## INSTRUCTIONS FOR THE TASK:
Exact reproduction is required for the lines bounded by the one containing "Reproduce this diagram with TikZ." and the one containing "width=1.2pt, fill=white, minimum", both bounds included. Print them without any pictures.

## RECORDS PROVIDED:

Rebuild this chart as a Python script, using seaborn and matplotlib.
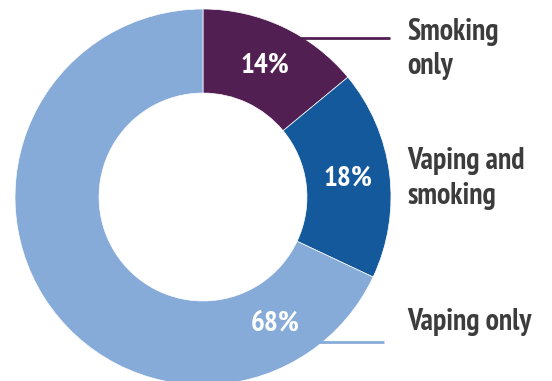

---

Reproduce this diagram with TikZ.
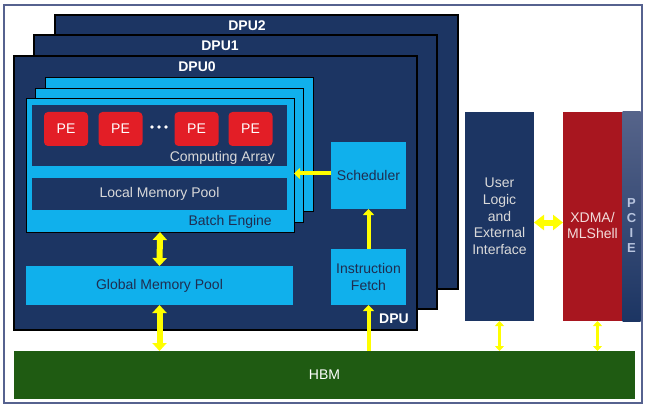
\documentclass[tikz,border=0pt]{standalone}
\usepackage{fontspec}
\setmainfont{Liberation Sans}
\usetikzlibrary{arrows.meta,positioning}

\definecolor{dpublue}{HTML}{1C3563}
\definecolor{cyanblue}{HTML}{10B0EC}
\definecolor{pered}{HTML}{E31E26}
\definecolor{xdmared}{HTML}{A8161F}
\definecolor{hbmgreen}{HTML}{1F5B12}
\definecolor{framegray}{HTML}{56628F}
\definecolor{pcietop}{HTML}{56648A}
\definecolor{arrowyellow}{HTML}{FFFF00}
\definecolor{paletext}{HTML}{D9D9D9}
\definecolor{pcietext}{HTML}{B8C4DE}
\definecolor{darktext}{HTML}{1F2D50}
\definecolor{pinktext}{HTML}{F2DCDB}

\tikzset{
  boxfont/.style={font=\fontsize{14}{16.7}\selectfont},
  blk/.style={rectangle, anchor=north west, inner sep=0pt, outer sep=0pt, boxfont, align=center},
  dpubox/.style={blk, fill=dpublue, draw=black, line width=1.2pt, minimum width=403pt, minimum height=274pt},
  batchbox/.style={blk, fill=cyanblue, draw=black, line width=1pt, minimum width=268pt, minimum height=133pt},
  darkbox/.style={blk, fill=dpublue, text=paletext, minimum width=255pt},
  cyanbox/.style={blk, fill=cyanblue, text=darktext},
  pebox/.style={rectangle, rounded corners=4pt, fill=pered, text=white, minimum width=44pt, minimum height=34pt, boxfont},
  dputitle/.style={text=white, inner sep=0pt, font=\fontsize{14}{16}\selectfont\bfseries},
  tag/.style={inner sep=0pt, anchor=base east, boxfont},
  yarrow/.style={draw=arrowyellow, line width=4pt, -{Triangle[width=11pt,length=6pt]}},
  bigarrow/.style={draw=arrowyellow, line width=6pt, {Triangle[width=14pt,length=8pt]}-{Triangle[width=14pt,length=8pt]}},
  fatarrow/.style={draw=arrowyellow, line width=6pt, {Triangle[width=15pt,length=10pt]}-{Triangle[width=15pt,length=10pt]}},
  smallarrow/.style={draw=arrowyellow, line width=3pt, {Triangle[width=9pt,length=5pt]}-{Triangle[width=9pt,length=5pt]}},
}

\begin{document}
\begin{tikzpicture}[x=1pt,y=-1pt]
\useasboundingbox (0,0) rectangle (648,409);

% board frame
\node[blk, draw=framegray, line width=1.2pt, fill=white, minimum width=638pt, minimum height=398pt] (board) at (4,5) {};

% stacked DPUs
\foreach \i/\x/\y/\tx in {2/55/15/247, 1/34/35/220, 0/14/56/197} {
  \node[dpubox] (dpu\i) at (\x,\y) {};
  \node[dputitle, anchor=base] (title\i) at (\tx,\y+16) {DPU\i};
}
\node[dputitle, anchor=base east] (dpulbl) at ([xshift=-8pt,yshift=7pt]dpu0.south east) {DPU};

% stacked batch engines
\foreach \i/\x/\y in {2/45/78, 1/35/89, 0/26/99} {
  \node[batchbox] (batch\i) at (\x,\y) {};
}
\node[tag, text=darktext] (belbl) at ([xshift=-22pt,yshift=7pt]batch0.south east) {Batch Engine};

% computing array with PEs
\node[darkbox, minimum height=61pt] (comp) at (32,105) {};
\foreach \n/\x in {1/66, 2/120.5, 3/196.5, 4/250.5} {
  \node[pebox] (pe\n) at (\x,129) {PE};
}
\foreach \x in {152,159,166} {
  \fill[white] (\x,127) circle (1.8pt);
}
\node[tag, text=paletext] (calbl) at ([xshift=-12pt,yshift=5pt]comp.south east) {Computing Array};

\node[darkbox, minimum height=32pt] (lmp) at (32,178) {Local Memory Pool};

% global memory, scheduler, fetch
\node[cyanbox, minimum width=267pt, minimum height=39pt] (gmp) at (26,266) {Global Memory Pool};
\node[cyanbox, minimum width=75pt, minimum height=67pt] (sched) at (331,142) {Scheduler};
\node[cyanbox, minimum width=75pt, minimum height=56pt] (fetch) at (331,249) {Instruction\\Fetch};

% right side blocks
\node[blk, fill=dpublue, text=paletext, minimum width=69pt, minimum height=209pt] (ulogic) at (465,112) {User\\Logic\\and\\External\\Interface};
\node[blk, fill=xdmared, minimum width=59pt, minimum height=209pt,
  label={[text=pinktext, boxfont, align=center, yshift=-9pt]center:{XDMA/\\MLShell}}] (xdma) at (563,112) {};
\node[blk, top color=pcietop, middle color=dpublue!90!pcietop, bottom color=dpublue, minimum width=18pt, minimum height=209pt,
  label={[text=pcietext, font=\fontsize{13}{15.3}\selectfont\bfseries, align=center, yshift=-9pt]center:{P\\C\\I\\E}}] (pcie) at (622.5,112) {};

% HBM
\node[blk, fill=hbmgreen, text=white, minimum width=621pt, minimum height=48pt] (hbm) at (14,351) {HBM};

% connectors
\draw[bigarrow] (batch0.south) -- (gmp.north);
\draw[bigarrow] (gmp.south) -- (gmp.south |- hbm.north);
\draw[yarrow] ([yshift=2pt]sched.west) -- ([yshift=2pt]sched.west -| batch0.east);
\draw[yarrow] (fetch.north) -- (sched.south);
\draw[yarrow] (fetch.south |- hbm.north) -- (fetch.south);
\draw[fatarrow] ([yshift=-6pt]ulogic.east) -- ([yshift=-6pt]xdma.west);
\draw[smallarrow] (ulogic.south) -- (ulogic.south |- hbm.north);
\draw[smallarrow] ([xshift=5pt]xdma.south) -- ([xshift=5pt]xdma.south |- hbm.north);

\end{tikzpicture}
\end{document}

## THE OUTPUT:
Reproduce this diagram with TikZ.
\documentclass[tikz,border=0pt]{standalone}
\usepackage{fontspec}
\setmainfont{Liberation Sans}
\usetikzlibrary{arrows.meta,positioning}

\definecolor{dpublue}{HTML}{1C3563}
\definecolor{cyanblue}{HTML}{10B0EC}
\definecolor{pered}{HTML}{E31E26}
\definecolor{xdmared}{HTML}{A8161F}
\definecolor{hbmgreen}{HTML}{1F5B12}
\definecolor{framegray}{HTML}{56628F}
\definecolor{pcietop}{HTML}{56648A}
\definecolor{arrowyellow}{HTML}{FFFF00}
\definecolor{paletext}{HTML}{D9D9D9}
\definecolor{pcietext}{HTML}{B8C4DE}
\definecolor{darktext}{HTML}{1F2D50}
\definecolor{pinktext}{HTML}{F2DCDB}

\tikzset{
  boxfont/.style={font=\fontsize{14}{16.7}\selectfont},
  blk/.style={rectangle, anchor=north west, inner sep=0pt, outer sep=0pt, boxfont, align=center},
  dpubox/.style={blk, fill=dpublue, draw=black, line width=1.2pt, minimum width=403pt, minimum height=274pt},
  batchbox/.style={blk, fill=cyanblue, draw=black, line width=1pt, minimum width=268pt, minimum height=133pt},
  darkbox/.style={blk, fill=dpublue, text=paletext, minimum width=255pt},
  cyanbox/.style={blk, fill=cyanblue, text=darktext},
  pebox/.style={rectangle, rounded corners=4pt, fill=pered, text=white, minimum width=44pt, minimum height=34pt, boxfont},
  dputitle/.style={text=white, inner sep=0pt, font=\fontsize{14}{16}\selectfont\bfseries},
  tag/.style={inner sep=0pt, anchor=base east, boxfont},
  yarrow/.style={draw=arrowyellow, line width=4pt, -{Triangle[width=11pt,length=6pt]}},
  bigarrow/.style={draw=arrowyellow, line width=6pt, {Triangle[width=14pt,length=8pt]}-{Triangle[width=14pt,length=8pt]}},
  fatarrow/.style={draw=arrowyellow, line width=6pt, {Triangle[width=15pt,length=10pt]}-{Triangle[width=15pt,length=10pt]}},
  smallarrow/.style={draw=arrowyellow, line width=3pt, {Triangle[width=9pt,length=5pt]}-{Triangle[width=9pt,length=5pt]}},
}

\begin{document}
\begin{tikzpicture}[x=1pt,y=-1pt]
\useasboundingbox (0,0) rectangle (648,409);

% board frame
\node[blk, draw=framegray, line width=1.2pt, fill=white, minimum width=638pt, minimum height=398pt] (board) at (4,5) {};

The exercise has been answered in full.